On the North Shore, the Village of Bayville is looking to keep young professionals on Long Island, and so it plans to allow additional apartments in its downtown business district to attract them.
On the South Shore, the Village of Lindenhurst is seeking to reinvigorate its downtown, and so it is working with the Lindenhurst Economic Development Committee to explore its growth options.
Bayville’s residents reportedly aren’t happy with even the prospect of additional growth. Lindenhurst’s villagers seem more open to the idea of future development, but are cautiously optimistic.
Although these two villages differ in size and background, they both want to take a similar approach to revitalization: transit-oriented development. The question is not about their similarity but their difference, and whether the same approach makes sense for each community.
Bayville is a small beachfront village with more than 6,700 residents living within its 1.4-square miles. It takes more than an hour to reach the community from New York City via the Long Island Rail Road and a cab ride. Its relative isolation and the cyclical nature of its local economy make it hard to envision Bayville as a transit-oriented destination, let alone a vital hub. After all, Halloween only comes once a year and even its Bayville Adventure Park has to adapt to the seasons to stay viable.
Understandably, citing a commercial property vacancy rate of 40 percent, Bayville’s Mayor Paul Rupp wants to reduce blight, but his approach to doing so—letting new apartment buildings contain up to nine units in the business district—highlights the lack of cohesive planning guidance that Nassau County provides each little municipality within its domain. Left on their own, these village officials too often spout the faulty concepts of Brain Drain, and a new inductee into the Hall of Buzzwords, Revitalization. Given that census figures don’t exactly support the notion of a mass exodus of twenty somethings, it is a faulty foundation on which to build policy upon—especially when it comes to the legitimate concern of nurturing the next generation of suburbia.

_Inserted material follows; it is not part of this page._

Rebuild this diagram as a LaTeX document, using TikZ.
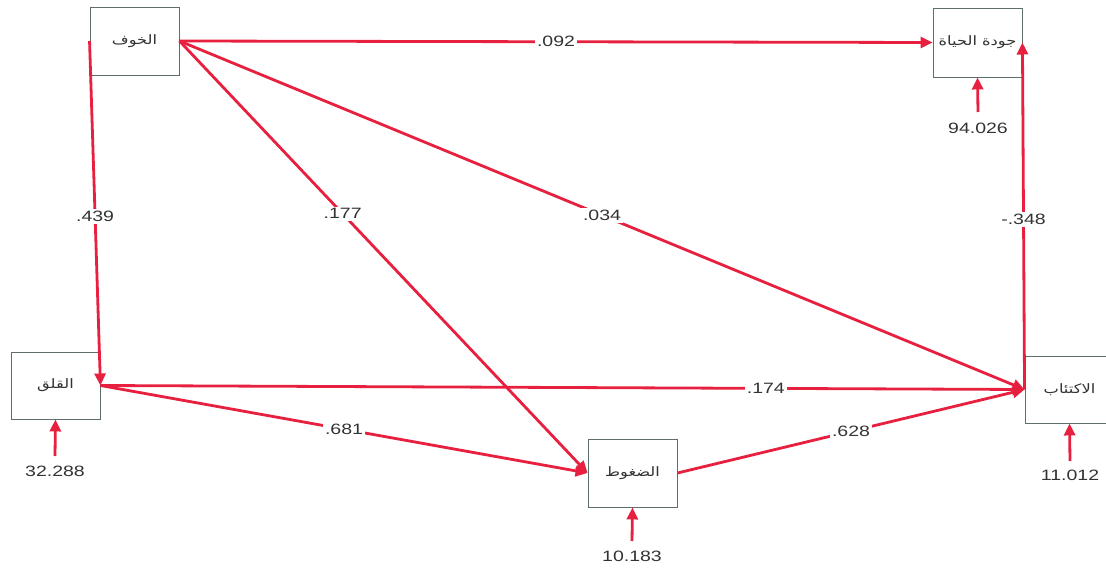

From a planning perspective, placing apartments on the storm-vulnerable spit of land occupied by Bayville, which is already limited in both LIRR and road access, is not only a bad application of the “cool downtown” cliché, it is also irresponsible.
Instead of trying to reinvent itself, Bayville should further embrace its identity. The village should maximize its assets, revel in its seasonality, and in this instance, grasp the sentiment shared by its residents. A cohesive business district isn’t the worst idea, but shoehorning additional density into a tight space in order to lure those ever elusive “young professionals” certainly is.

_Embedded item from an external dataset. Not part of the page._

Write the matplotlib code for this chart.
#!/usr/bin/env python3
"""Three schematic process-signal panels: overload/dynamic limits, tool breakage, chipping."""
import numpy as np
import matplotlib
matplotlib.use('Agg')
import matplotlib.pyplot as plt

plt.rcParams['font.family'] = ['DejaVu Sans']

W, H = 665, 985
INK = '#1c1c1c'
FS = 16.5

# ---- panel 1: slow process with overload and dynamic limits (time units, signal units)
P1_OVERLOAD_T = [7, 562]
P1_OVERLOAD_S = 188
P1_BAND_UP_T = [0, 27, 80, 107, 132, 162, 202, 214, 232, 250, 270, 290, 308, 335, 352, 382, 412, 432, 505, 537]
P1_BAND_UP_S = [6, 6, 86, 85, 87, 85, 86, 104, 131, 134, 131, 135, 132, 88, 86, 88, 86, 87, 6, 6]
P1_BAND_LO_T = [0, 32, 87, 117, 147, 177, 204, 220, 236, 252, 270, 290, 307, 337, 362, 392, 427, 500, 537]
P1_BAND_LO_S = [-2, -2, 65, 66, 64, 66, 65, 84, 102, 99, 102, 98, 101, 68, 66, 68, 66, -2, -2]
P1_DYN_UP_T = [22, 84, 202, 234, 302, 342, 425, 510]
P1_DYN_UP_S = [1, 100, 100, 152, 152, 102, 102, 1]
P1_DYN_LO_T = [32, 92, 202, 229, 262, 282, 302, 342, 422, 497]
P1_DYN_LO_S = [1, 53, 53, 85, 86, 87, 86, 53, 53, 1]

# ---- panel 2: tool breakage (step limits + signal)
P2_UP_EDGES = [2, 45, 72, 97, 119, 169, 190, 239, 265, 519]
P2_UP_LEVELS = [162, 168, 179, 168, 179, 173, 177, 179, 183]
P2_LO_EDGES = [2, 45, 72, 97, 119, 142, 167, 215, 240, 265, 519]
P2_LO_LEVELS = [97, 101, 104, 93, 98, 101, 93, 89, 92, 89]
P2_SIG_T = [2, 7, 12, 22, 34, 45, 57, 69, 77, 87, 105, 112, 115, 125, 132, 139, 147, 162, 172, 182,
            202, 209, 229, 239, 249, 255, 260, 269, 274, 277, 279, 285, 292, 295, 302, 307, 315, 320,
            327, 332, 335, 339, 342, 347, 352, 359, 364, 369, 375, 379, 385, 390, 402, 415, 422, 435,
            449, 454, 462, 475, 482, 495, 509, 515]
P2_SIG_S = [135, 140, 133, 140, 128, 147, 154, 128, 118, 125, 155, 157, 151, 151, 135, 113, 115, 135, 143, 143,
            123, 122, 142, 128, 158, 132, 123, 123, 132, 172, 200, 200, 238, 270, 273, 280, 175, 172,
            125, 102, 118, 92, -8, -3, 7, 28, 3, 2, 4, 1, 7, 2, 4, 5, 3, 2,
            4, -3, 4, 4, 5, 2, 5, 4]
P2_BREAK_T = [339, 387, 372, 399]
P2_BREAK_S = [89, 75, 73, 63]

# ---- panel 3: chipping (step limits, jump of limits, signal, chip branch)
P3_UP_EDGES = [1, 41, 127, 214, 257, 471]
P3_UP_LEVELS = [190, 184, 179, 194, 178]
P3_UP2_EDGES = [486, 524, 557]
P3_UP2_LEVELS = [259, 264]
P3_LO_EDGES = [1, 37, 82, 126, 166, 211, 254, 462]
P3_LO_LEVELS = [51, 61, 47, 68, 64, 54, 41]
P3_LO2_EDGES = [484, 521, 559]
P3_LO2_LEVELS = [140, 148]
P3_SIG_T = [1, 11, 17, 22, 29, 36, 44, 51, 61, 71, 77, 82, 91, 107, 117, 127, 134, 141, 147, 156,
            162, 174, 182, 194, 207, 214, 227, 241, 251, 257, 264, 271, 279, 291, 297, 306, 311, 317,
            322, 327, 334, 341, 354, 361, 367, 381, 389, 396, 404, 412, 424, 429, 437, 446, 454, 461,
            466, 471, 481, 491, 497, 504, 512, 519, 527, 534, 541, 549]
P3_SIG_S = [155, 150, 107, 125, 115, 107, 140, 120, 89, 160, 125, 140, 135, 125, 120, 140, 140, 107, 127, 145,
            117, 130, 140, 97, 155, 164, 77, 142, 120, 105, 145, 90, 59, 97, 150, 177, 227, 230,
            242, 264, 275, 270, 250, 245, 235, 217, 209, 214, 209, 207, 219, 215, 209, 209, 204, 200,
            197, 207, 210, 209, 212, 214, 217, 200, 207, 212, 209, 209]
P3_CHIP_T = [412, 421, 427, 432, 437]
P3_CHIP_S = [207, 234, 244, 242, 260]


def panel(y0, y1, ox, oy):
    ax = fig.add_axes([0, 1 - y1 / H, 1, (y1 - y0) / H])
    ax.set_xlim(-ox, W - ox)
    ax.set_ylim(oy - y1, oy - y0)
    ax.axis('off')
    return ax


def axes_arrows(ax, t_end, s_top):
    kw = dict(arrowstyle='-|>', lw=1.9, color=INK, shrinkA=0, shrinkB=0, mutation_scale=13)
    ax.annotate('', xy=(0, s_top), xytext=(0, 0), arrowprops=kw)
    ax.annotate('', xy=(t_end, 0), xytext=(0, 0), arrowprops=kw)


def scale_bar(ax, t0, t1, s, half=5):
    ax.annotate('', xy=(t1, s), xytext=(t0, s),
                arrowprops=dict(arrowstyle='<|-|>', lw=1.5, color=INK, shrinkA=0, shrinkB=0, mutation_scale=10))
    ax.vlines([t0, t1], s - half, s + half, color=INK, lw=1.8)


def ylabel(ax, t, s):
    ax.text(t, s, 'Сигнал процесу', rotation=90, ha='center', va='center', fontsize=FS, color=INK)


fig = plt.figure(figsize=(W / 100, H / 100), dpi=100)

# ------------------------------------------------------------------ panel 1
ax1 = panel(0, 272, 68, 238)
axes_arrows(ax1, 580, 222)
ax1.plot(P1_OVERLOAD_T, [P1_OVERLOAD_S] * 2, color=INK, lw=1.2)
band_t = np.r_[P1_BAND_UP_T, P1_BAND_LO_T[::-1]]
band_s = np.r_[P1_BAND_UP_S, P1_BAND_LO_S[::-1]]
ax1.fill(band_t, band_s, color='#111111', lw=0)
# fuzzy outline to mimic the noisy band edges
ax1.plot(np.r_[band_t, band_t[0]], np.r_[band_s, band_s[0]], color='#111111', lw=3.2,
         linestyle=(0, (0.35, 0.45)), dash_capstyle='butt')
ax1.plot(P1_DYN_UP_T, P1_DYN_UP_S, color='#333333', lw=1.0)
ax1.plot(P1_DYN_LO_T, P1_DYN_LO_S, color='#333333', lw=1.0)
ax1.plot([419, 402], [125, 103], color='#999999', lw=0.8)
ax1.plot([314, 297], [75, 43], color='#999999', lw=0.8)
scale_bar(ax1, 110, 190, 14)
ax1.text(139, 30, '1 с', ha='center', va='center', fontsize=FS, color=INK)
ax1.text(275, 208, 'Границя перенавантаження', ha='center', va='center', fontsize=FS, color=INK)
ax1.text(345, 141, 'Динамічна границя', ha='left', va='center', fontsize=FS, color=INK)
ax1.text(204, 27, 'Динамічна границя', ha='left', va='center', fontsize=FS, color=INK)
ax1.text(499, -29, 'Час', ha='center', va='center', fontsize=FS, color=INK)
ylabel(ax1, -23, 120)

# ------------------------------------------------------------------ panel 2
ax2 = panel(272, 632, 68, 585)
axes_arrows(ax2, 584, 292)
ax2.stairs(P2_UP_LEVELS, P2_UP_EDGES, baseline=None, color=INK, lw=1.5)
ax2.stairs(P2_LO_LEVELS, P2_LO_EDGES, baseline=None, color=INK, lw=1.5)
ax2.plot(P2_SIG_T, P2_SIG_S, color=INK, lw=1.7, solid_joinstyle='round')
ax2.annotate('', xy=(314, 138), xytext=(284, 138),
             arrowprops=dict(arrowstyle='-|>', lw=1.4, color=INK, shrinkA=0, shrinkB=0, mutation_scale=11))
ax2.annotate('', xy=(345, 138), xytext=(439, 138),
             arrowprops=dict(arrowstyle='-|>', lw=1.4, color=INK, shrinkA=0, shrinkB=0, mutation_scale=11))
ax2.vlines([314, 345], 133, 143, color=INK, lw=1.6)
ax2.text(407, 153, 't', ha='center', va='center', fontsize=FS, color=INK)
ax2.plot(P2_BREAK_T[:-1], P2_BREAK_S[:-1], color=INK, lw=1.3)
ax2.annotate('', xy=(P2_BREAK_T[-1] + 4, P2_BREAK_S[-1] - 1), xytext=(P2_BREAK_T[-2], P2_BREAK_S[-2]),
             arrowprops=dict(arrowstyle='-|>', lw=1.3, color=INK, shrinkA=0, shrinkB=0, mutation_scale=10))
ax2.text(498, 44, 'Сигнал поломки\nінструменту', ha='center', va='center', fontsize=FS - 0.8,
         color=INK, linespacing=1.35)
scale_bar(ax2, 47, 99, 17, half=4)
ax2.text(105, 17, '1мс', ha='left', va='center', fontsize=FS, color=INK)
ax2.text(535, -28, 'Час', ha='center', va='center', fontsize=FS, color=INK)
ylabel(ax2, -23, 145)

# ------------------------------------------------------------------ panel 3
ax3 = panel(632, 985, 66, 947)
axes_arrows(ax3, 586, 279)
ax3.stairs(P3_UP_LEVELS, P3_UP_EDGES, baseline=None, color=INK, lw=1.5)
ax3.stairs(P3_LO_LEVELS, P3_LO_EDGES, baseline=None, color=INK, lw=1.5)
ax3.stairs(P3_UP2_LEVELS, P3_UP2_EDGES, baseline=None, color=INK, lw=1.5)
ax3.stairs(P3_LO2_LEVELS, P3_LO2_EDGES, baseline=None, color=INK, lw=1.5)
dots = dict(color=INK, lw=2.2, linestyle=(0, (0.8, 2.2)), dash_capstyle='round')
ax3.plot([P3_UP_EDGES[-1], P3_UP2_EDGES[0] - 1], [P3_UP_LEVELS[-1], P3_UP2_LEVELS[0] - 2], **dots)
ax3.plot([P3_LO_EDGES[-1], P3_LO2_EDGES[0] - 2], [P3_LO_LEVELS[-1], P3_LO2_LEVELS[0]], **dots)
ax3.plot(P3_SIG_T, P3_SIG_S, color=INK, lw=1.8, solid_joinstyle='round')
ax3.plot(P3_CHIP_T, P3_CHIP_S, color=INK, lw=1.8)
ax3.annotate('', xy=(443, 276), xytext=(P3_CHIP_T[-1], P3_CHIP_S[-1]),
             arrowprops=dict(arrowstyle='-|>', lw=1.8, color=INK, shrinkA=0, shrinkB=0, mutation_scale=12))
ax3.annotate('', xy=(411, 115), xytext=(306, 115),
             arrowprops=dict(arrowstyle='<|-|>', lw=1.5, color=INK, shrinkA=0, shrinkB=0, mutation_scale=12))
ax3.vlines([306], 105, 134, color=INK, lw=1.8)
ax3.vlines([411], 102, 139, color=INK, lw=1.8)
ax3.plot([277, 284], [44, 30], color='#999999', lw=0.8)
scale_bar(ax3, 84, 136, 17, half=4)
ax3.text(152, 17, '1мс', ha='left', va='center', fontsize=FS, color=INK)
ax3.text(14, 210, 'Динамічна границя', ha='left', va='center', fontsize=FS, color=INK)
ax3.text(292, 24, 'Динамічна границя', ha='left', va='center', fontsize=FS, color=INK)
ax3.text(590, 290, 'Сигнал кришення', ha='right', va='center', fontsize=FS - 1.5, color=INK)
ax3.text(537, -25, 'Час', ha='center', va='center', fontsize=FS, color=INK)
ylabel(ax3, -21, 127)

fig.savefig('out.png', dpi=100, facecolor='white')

Though Lindenhurst has around 27,000 residents within the village limits and another 11,500 people living to its north, it is similar to Bayville in certain regards. Both waterfront communities are roughly an hour or so from Penn Station. But what Bayville has in isolation, Lindenhurst shares with many South Shore communities directly east and west of it: being another stop along the well-used Babylon branch of the LIRR.
Bayville’s residents are reportedly protesting the mere notion of growth, and in response the village board has postponed the vote on the mayor’s apartment-zoning proposals until next month. Lindenhurst’s Economic Development Committee is issuing surveys and taking stock of the community’s existing assets. Those actions signify a respect not only for the village residents, but for the urban planning process, which is fueled by public input, as a whole.

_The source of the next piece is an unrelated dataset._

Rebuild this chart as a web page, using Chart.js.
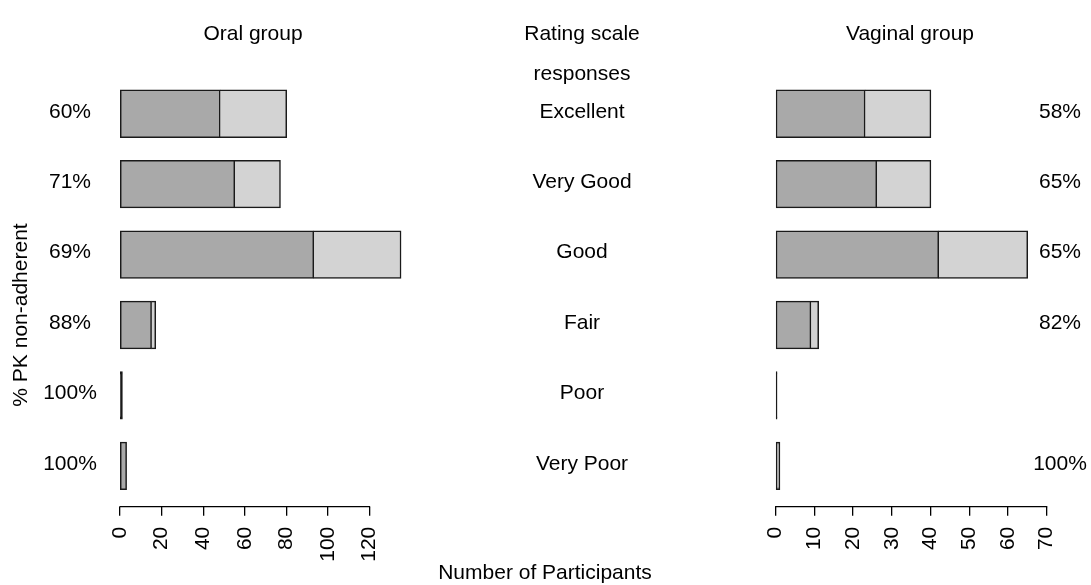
<!DOCTYPE html>
<html>
<head>
<meta charset="utf-8">
<title>Rating scale responses by group</title>
<script src="https://cdn.jsdelivr.net/npm/chart.js@4.4.1/dist/chart.umd.min.js"></script>
<style>
  html, body { margin: 0; padding: 0; background: #fff; }
  #wrap { position: relative; width: 1091px; height: 585px; overflow: hidden; }
  #oral { position: absolute; left: 0; top: 0; }
  #vaginal { position: absolute; left: 700px; top: 0; }
</style>
</head>
<body>
<div id="wrap">
  <canvas id="oral" width="700" height="585"></canvas>
  <canvas id="vaginal" width="391" height="585"></canvas>
</div>
<script>
// Rating scale categories, top to bottom
const categories = ['Excellent', 'Very Good', 'Good', 'Fair', 'Poor', 'Very Poor'];

// Participant counts per rating: PK non-adherent (dark) and adherent (light)
const oralNonAdherent = [48, 55, 93, 15, 1, 3];
const oralAdherent    = [32, 22, 42, 2, 0, 0];
const vaginalNonAdherent = [23, 26, 42, 9, 0, 1];
const vaginalAdherent    = [17, 14, 23, 2, 0, 0];

// Axis tick values
const oralTicks = [0, 20, 40, 60, 80, 100, 120];
const vaginalTicks = [0, 10, 20, 30, 40, 50, 60, 70];

const FONT_FAMILY = '"Liberation Sans", Arial, Helvetica, sans-serif';
const FONT = '21px ' + FONT_FAMILY;
const DARK = '#a9a9a9';
const LIGHT = '#d3d3d3';
const EDGE = '#1a1a1a';

Chart.defaults.font.family = FONT_FAMILY;
Chart.defaults.font.size = 21;
Chart.defaults.color = '#000';

// share of non-adherent participants, blank when a rating has nobody
function pctLabel(nonAdh, adh) {
  const total = nonAdh + adh;
  if (!total) return null;
  return Math.round(100 * nonAdh / total) + '%';
}

function toPoints(values) {
  return values.map((v, i) => ({ x: v, y: i }));
}

// bars too narrow to show their fill are drawn solid in the edge colour
function fillFor(base) {
  return ctx => {
    const sx = ctx.chart.scales && ctx.chart.scales.x;
    if (!ctx.raw || !sx) return base;
    const w = Math.abs(sx.getPixelForValue(ctx.raw.x) - sx.getPixelForValue(0));
    return w < 3 ? EDGE : base;
  };
}

// axis line spanning only the first to the last tick
const axisLine = {
  id: 'axisLine',
  afterDraw(chart, args, opts) {
    const { ctx, scales: { x }, chartArea } = chart;
    const t = opts.ticks;
    ctx.save();
    ctx.strokeStyle = '#000';
    ctx.lineWidth = 1.3;
    ctx.lineCap = 'square';
    ctx.beginPath();
    ctx.moveTo(x.getPixelForValue(t[0]), chartArea.bottom);
    ctx.lineTo(x.getPixelForValue(t[t.length - 1]), chartArea.bottom);
    ctx.stroke();
    ctx.restore();
  }
};

// row labels, headings and axis titles
const sideText = {
  id: 'sideText',
  afterDraw(chart, args, opts) {
    const { ctx, scales: { y } } = chart;
    ctx.save();
    ctx.font = FONT;
    ctx.fillStyle = '#000';
    ctx.textAlign = 'center';
    ctx.textBaseline = 'middle';
    categories.forEach((c, i) => {
      const py = y.getPixelForValue(i) - 2;
      const pct = pctLabel(opts.nonAdh[i], opts.adh[i]);
      if (pct) ctx.fillText(pct, opts.pctX, py);
      if (opts.catX != null) ctx.fillText(c, opts.catX, py);
    });
    (opts.headings || []).forEach(h => ctx.fillText(h.text, h.x, h.y));
    if (opts.yTitle) {
      ctx.translate(opts.yTitle.x, opts.yTitle.y);
      ctx.rotate(-Math.PI / 2);
      ctx.fillText(opts.yTitle.text, 0, 0);
    }
    ctx.restore();
  }
};

function makeChart(canvasId, nonAdh, adh, ticks, xMax, padding, textOpts) {
  return new Chart(document.getElementById(canvasId), {
    type: 'bar',
    data: {
      datasets: [
        {
          label: 'PK non-adherent',
          data: toPoints(nonAdh),
          backgroundColor: fillFor(DARK),
          borderColor: EDGE,
          borderWidth: 1.5,
          borderSkipped: false,
          inflateAmount: 0.7,
          minBarLength: 1,
          barPercentage: 1,
          categoryPercentage: 2 / 3
        },
        {
          label: 'PK adherent',
          data: toPoints(adh),
          backgroundColor: LIGHT,
          borderColor: EDGE,
          borderWidth: 1.5,
          borderSkipped: 'left',
          inflateAmount: 0.7,
          barPercentage: 1,
          categoryPercentage: 2 / 3
        }
      ]
    },
    options: {
      indexAxis: 'y',
      responsive: false,
      animation: false,
      events: [],
      layout: { padding },
      scales: {
        x: {
          type: 'linear',
          min: 0,
          max: xMax,
          stacked: true,
          afterBuildTicks: s => { s.ticks = ticks.map(v => ({ value: v })); },
          afterFit: s => { s.height = 62; },
          border: { display: false },
          grid: { drawOnChartArea: false, drawTicks: true, tickLength: 9, color: '#000', lineWidth: 1.3 },
          ticks: { autoSkip: false, minRotation: 90, maxRotation: 90, padding: 11, color: '#000', font: { size: 21 } }
        },
        y: {
          type: 'linear',
          reverse: true,
          offset: false,
          min: -0.764,
          max: 5.581,
          stacked: true,
          display: false,
          afterBuildTicks: s => { s.ticks = categories.map((c, i) => ({ value: i })); }
        }
      },
      plugins: {
        legend: { display: false },
        tooltip: { enabled: false },
        axisLine: { ticks },
        sideText: textOpts
      }
    },
    plugins: [axisLine, sideText]
  });
}

makeChart('oral', oralNonAdherent, oralAdherent, oralTicks, 140,
  { left: 120, right: 288.9, top: 60, bottom: 16.3 },
  {
    nonAdh: oralNonAdherent, adh: oralAdherent, pctX: 70, catX: 582,
    headings: [
      { text: 'Oral group', x: 253, y: 34 },
      { text: 'Rating scale', x: 582, y: 34 },
      { text: 'responses', x: 582, y: 74 },
      { text: 'Number of Participants', x: 545, y: 573 }
    ],
    yTitle: { text: '% PK non-adherent', x: 21, y: 315 }
  });

makeChart('vaginal', vaginalNonAdherent, vaginalAdherent, vaginalTicks, 70,
  { left: 75.7, right: 44.3, top: 60, bottom: 16.3 },
  {
    nonAdh: vaginalNonAdherent, adh: vaginalAdherent, pctX: 360, catX: null,
    headings: [
      { text: 'Vaginal group', x: 210, y: 34 }
    ]
  });
</script>
</body>
</html>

Bayville has limited transportation options both in and out of the village thanks to Mother Nature, but Lindenhurst is constrained by the man-made suburbia that surrounds the municipality. Pursuing growth in Lindenhurst isn’t so much a question of whether it’s possible—as it is in Bayville—but whether the area’s overburdened transportation network can adequately handle it.
Given the different challenges facing each community, is transit-oriented growth appropriate?
Every small village on Long Island seems to want to emulate the sterling example of the Village of Patchogue, which revitalized its downtown, but without considering the unique factors that made that revitalization possible as well as the impacts that the sought-after success can bring.
Could Bayville or Lindenhurst handle the consequences of copying Patchogue’s success? Rapid growth raises questions like where to place suddenly much-needed additional parking capacity, how to fill the vacant new developments and its accompanying retail frontage, and just as important, how to compete with other downtowns trying to follow the same model? What’s going to make this place unique? Until the village officials can answer these issues with data-backed studies, they’re taking a risk by plunging into the unknown.